Jean-Luc Godard has produced a film of miraculous flatulence, aggressive opacity and brain-defeating boredom.

Marking the point where an era-defining legend passes into irrelevance, Film Socialisme is, for all the wrong reasons, an important historical moment in cinema.

The octogenarian Jean-Luc Godard has produced a film of such miraculous flatulence, such aggressive opacity and tone-deaf boredom that the only sensible response is to wince and look away in embarrassment. Screened in Cannes in 2010, it may have had its share of ardent (one might say desperate) defenders, but the smattering of self-conscious laughter in the Salle Debussy was outweighed by the creak of seats as people upped and left the theatre.

Described as a ‘symphony in three movements’, what transpires on screen is a meaningless babble of snatched conversations – many of them in untranslated French – in a series of stilted tableaux captured aboard a cruise ship and sundry other transient locations.
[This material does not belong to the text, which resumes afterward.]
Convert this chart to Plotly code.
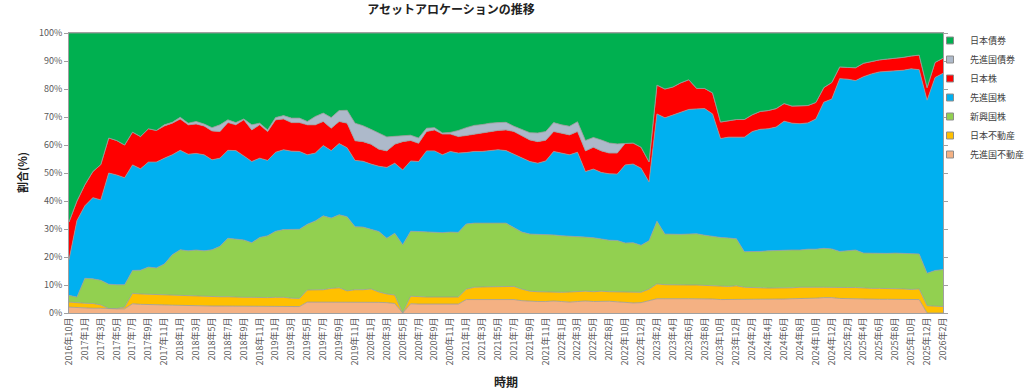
import plotly.graph_objects as go

categories = [
    "2016年10月", "2016年12月",
    "2017年1月", "2017年2月", "2017年3月", "2017年4月", "2017年5月", "2017年6月",
    "2017年7月", "2017年8月", "2017年9月", "2017年10月", "2017年11月", "2017年12月",
    "2018年1月", "2018年2月", "2018年3月", "2018年4月", "2018年5月", "2018年6月",
    "2018年7月", "2018年8月", "2018年9月", "2018年10月", "2018年11月", "2018年12月",
    "2019年1月", "2019年2月", "2019年3月", "2019年4月", "2019年5月", "2019年6月",
    "2019年7月", "2019年8月", "2019年9月", "2019年10月", "2019年11月", "2019年12月",
    "2020年1月", "2020年2月", "2020年3月", "2020年4月", "2020年5月", "2020年6月",
    "2020年7月", "2020年8月", "2020年9月", "2020年10月", "2020年11月", "2020年12月",
    "2021年1月", "2021年2月", "2021年3月", "2021年4月", "2021年5月", "2021年6月",
    "2021年7月", "2021年8月", "2021年9月", "2021年10月", "2021年11月", "2021年12月",
    "2022年1月", "2022年2月", "2022年3月", "2022年4月", "2022年5月", "2022年6月",
    "2022年8月", "2022年9月", "2022年10月", "2022年11月", "2022年12月",
    "2023年1月", "2023年2月", "2023年3月", "2023年4月", "2023年5月", "2023年6月",
    "2023年7月", "2023年8月", "2023年9月", "2023年10月", "2023年11月", "2023年12月",
    "2024年1月", "2024年2月", "2024年3月", "2024年4月", "2024年5月", "2024年6月",
    "2024年7月", "2024年8月", "2024年9月", "2024年10月", "2024年11月", "2024年12月",
    "2025年1月", "2025年2月", "2025年3月", "2025年4月", "2025年5月", "2025年6月",
    "2025年7月", "2025年8月", "2025年9月", "2025年10月", "2025年11月", "2025年12月",
    "2026年1月", "2026年2月",
]

# 先進国不動産
dev_reit = [
    2.1, 1.9, 1.8, 1.7, 1.7, 1.5, 1.5, 1.5, 3.3, 3.1,
    3.1, 3.0, 2.9, 2.8, 2.7, 2.6, 2.6, 2.6, 2.5, 2.5,
    2.5, 2.5, 2.5, 2.5, 2.5, 2.4, 2.4, 2.4, 2.3, 2.3,
    3.9, 3.9, 3.9, 4.0, 4.0, 3.9, 3.9, 3.9, 3.9, 3.8,
    3.7, 3.4, 0.0, 3.3, 3.2, 3.2, 3.2, 3.2, 3.2, 3.2,
    4.8, 4.8, 4.9, 5.0, 5.0, 5.0, 4.8, 4.4, 4.2, 4.1,
    4.1, 4.3, 4.1, 3.9, 4.1, 4.3, 4.1, 4.2, 4.2, 4.0,
    3.7, 3.6, 3.7, 4.3, 5.1, 5.1, 5.0, 5.1, 5.1, 5.1,
    5.1, 5.0, 4.8, 4.8, 5.0, 5.0, 4.9, 4.9, 4.9, 4.9,
    5.0, 5.1, 5.1, 5.2, 5.3, 5.5, 5.5, 5.2, 5.1, 5.2,
    5.0, 4.9, 4.9, 4.9, 4.9, 4.8, 4.7, 4.8, 0.0, 0.0,
    0.0,
]
# 日本不動産
jp_reit = [
    1.8, 1.7, 1.7, 1.7, 1.2, 0.1, 0.1, 0.6, 3.7, 3.7,
    3.6, 3.6, 3.5, 3.4, 3.4, 3.4, 3.4, 3.3, 3.3, 3.3,
    3.3, 3.1, 3.1, 3.1, 3.0, 3.1, 3.2, 3.2, 3.0, 2.9,
    4.3, 4.4, 4.4, 4.8, 5.0, 4.0, 4.4, 4.4, 4.7, 3.7,
    3.1, 3.0, 0.0, 2.7, 2.6, 2.5, 2.5, 2.5, 2.5, 2.5,
    3.7, 4.4, 4.4, 4.4, 4.5, 4.4, 4.7, 4.1, 3.6, 3.5,
    3.4, 3.3, 3.3, 3.6, 3.5, 3.5, 3.5, 3.6, 3.4, 3.6,
    3.7, 3.8, 3.7, 4.2, 5.3, 5.0, 5.0, 4.9, 4.9, 4.9,
    4.7, 4.6, 4.8, 4.7, 4.7, 4.2, 4.1, 4.1, 4.0, 4.0,
    3.9, 3.9, 4.1, 4.1, 3.9, 3.7, 3.6, 3.8, 4.0, 3.9,
    3.9, 3.9, 3.9, 3.9, 3.8, 3.8, 3.7, 3.8, 2.6, 2.5,
    2.3,
]
# 新興国株
em_eq = [
    2.4, 2.1, 8.9, 8.8, 8.8, 8.7, 8.5, 8.0, 8.2, 8.5,
    9.7, 9.5, 11.1, 14.6, 16.5, 16.2, 16.5, 16.3, 16.8, 18.0,
    20.9, 20.9, 20.5, 19.5, 21.5, 22.1, 23.6, 24.2, 24.5, 24.7,
    23.5, 24.6, 26.4, 25.1, 26.1, 26.5, 22.5, 22.4, 21.3, 21.6,
    19.9, 22.1, 24.4, 23.2, 23.3, 23.3, 23.2, 23.0, 23.2, 23.1,
    23.3, 22.9, 22.8, 22.7, 22.8, 22.7, 21.0, 20.4, 20.4, 20.5,
    20.6, 20.3, 20.2, 20.0, 19.6, 19.3, 19.3, 18.7, 18.4, 18.3,
    17.6, 17.7, 16.8, 17.3, 22.4, 18.1, 18.1, 18.1, 18.2, 18.3,
    18.0, 17.7, 17.4, 17.3, 16.8, 12.7, 12.9, 13.0, 13.3, 13.3,
    13.5, 13.5, 13.3, 13.5, 13.6, 13.9, 13.8, 13.0, 13.2, 13.4,
    12.5, 12.5, 12.5, 12.5, 12.7, 12.8, 12.8, 12.5, 11.6, 12.7,
    13.2,
]
# 先進国株
dev_eq = [
    12.7, 27.3, 25.9, 29.0, 28.7, 39.7, 39.2, 38.2, 37.7, 36.2,
    37.5, 37.8, 37.8, 35.7, 35.5, 34.5, 34.5, 34.3, 32.1, 31.5,
    31.4, 31.5, 30.0, 29.0, 28.3, 26.9, 28.2, 28.5, 28.0, 27.8,
    24.8, 24.2, 25.1, 24.1, 25.4, 24.6, 23.7, 23.5, 23.3, 23.3,
    25.3, 25.0, 26.7, 25.1, 25.0, 28.9, 29.0, 27.8, 28.8, 28.3,
    25.5, 25.6, 25.6, 26.0, 26.0, 25.9, 26.2, 26.6, 25.9, 25.4,
    26.2, 29.8, 29.5, 29.0, 30.2, 23.4, 24.5, 23.7, 23.7, 23.7,
    27.9, 28.1, 27.5, 21.0, 38.3, 41.5, 42.6, 43.7, 44.5, 44.6,
    45.2, 43.8, 35.3, 36.0, 36.3, 40.9, 42.9, 43.6, 43.6, 44.2,
    46.1, 45.3, 45.1, 45.1, 46.5, 52.2, 53.5, 61.7, 61.2, 60.5,
    63.0, 64.1, 64.8, 65.0, 65.0, 65.3, 66.0, 65.8, 61.8, 68.9,
    70.1,
]
# 日本株
jp_eq = [
    13.5, 7.0, 7.5, 9.3, 12.6, 12.5, 12.3, 11.7, 11.7, 11.5,
    11.9, 11.3, 11.5, 11.3, 11.2, 10.5, 10.5, 10.3, 10.3, 9.5,
    9.9, 9.2, 12.9, 11.3, 11.9, 10.3, 11.6, 11.0, 10.2, 10.3,
    10.7, 10.1, 8.6, 8.0, 7.9, 8.8, 7.0, 7.0, 7.1, 6.1,
    5.9, 6.8, 10.1, 7.3, 6.5, 6.9, 7.5, 7.4, 6.2, 5.9,
    6.1, 6.2, 6.5, 6.7, 6.9, 7.4, 8.1, 7.8, 7.7, 7.7,
    7.4, 7.1, 7.1, 7.1, 7.4, 7.4, 7.8, 7.7, 7.4, 7.5,
    7.7, 7.5, 7.5, 7.2, 10.3, 10.3, 10.0, 10.4, 10.6, 7.3,
    7.2, 7.5, 5.9, 5.9, 6.3, 6.3, 6.0, 6.4, 6.5, 6.6,
    6.3, 6.1, 6.3, 6.2, 5.9, 5.2, 5.9, 4.2, 4.2, 4.6,
    4.8, 4.4, 4.3, 4.4, 4.5, 4.6, 4.6, 5.2, 4.5, 5.4,
    5.4,
]
# 先進国債券
dev_bond = [
    0.0, 0.0, 0.0, 0.0, 0.0, 0.0, 0.0, 0.0, 0.0, 0.0,
    0.0, 0.0, 0.4, 0.3, 0.6, 0.6, 0.9, 0.7, 1.2, 2.4,
    1.0, 0.8, 0.3, 1.8, 0.6, 0.6, 0.8, 1.2, 1.6, 1.6,
    1.2, 3.0, 3.0, 3.8, 3.9, 4.6, 6.3, 5.7, 5.3, 5.8,
    5.0, 2.8, 2.0, 1.9, 1.9, 1.2, 0.8, 0.4, 0.6, 2.2,
    2.8, 3.1, 3.1, 3.0, 2.8, 2.7, 1.9, 2.2, 2.6, 3.1,
    3.1, 3.2, 3.0, 3.1, 3.5, 3.7, 3.5, 3.9, 3.6, 3.3,
    0.0, 0.0, 0.0, 0.0, 0.0, 0.0, 0.0, 0.0, 0.0, 0.0,
    0.0, 0.0, 0.0, 0.0, 0.0, 0.0, 0.0, 0.0, 0.0, 0.0,
    0.0, 0.0, 0.0, 0.0, 0.0, 0.0, 0.0, 0.0, 0.0, 0.0,
    0.0, 0.0, 0.0, 0.0, 0.0, 0.0, 0.0, 0.0, 0.0, 0.0,
    0.0,
]
# 日本債券
jp_bond = [
    67.5, 60.0, 54.2, 49.5, 47.0, 37.5, 38.4, 40.0, 35.4, 37.0,
    34.2, 34.8, 32.8, 31.9, 30.1, 32.2, 31.6, 32.5, 33.8, 32.8,
    31.0, 32.0, 30.7, 32.8, 32.2, 34.6, 30.2, 29.5, 30.4, 30.4,
    31.6, 29.8, 28.6, 30.2, 27.7, 27.6, 32.2, 33.1, 34.4, 35.7,
    37.1, 36.9, 36.8, 36.5, 37.5, 34.0, 33.8, 35.7, 35.5, 34.8,
    33.8, 33.0, 32.7, 32.2, 32.0, 31.9, 33.3, 34.5, 35.6, 35.7,
    35.2, 32.0, 32.8, 33.3, 31.7, 38.4, 37.3, 38.2, 39.3, 39.6,
    39.4, 39.3, 40.8, 46.0, 18.6, 20.0, 19.3, 17.8, 16.7, 19.8,
    19.8, 21.4, 31.8, 31.3, 30.9, 30.9, 29.2, 28.0, 27.7, 27.0,
    25.2, 26.1, 26.1, 25.9, 24.8, 19.5, 17.7, 12.1, 12.3, 12.4,
    10.8, 10.2, 9.6, 9.3, 9.1, 8.7, 8.2, 7.9, 19.5, 10.5,
    9.0,
]

tick_labels = categories[::2]

# stacking order: bottom -> top
series = [
    ("先進国不動産", dev_reit, "#F4B183"),
    ("日本不動産", jp_reit, "#FFC000"),
    ("新興国株", em_eq, "#92D050"),
    ("先進国株", dev_eq, "#00B0F0"),
    ("日本株", jp_eq, "#FF0000"),
    ("先進国債券", dev_bond, "#ADB9CA"),
    ("日本債券", jp_bond, "#00B050"),
]

FONT = "Noto Sans CJK JP, sans-serif"
fig = go.Figure()

for name, vals, color in series:
    fig.add_trace(go.Scatter(
        x=categories, y=vals, name=name, stackgroup="one", mode="lines",
        line=dict(color="#9a9a9a", width=0.8), fillcolor=color,
        showlegend=False, hoverinfo="x+y+name",
    ))

# legend entries (top -> bottom)
for name, vals, color in reversed(series):
    fig.add_trace(go.Scatter(
        x=[None], y=[None], name=name, mode="markers",
        marker=dict(symbol="square", size=7, color=color,
                    line=dict(color="#8c8c8c", width=1)),
        showlegend=True,
    ))

fig.update_layout(
    width=1024, height=389, autosize=False,
    margin=dict(l=69, r=81, t=33, b=76, autoexpand=False),
    paper_bgcolor="white", plot_bgcolor="white",
    font=dict(family=FONT, size=9, color="#595959"),
    title=dict(text="<b>アセットアロケーションの推移</b>", x=451 / 1024, xanchor="center",
               y=1 - 10 / 389, yanchor="middle",
               font=dict(family=FONT, size=12, color="#222222")),
    legend=dict(xref="container", yref="container",
                x=930 / 1024, xanchor="left", y=1 - 26 / 389, yanchor="top",
                traceorder="normal", font=dict(family=FONT, size=9, color="#404040"),
                bgcolor="rgba(0,0,0,0)", itemclick=False),
    xaxis=dict(
        type="category", categoryorder="array", categoryarray=categories,
        range=[0, len(categories) - 1],
        tickmode="array", tickvals=tick_labels, ticktext=tick_labels,
        tickangle=-90, tickfont=dict(family=FONT, size=9, color="#595959"),
        showgrid=False, zeroline=False,
        showline=True, linecolor="#a0a0a0", linewidth=1, mirror=True,
        ticks="", automargin=False,
    ),
    yaxis=dict(
        range=[0, 100], tickmode="array", tickvals=list(range(0, 101, 10)),
        ticktext=[f"{v}%" for v in range(0, 101, 10)],
        tickfont=dict(family=FONT, size=9, color="#595959"),
        showgrid=False, zeroline=False,
        showline=True, linecolor="#a0a0a0", linewidth=1, mirror="ticks",
        ticks="outside", ticklen=4, tickcolor="#a0a0a0", automargin=False,
    ),
    annotations=[
        dict(text="<b>割合(%)</b>", xref="paper", yref="paper",
             x=(22 - 69) / 874, y=0.5, xanchor="center", yanchor="middle",
             textangle=-90, showarrow=False,
             font=dict(family=FONT, size=11, color="#222222")),
        dict(text="<b>時期</b>", xref="paper", yref="paper",
             x=(506 - 69) / 874, y=(313 - 381) / 280, xanchor="center", yanchor="middle",
             showarrow=False, font=dict(family=FONT, size=12, color="#222222")),
    ],
)

fig.write_html("out.html", config={"displayModeBar": False},
               post_script="document.body.style.margin='0';")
They might, in sum, stitch together to form an adolescent critique of ‘contemporary life’. And yet Godard is a man out of time, a director unmoored from the world and the medium he used to love so much. Gone is the furious passion and purpose, replaced by a cantankerous stubborn streak and an apparent belief that abusing your audience’s intelligence is the same thing as radical cinematic non-conformity.

On the plus side, the opening titles typography is very cool indeed.

Anticipation

Godard’s name still carries weight around these parts.

4

Enjoyment

It’s about as fun as a slap in the face. Which is more or less what Film Socialisme is.

1

In Retrospect

It’s a sad spectacle. Consign the filmmaker to history and his film to the bin.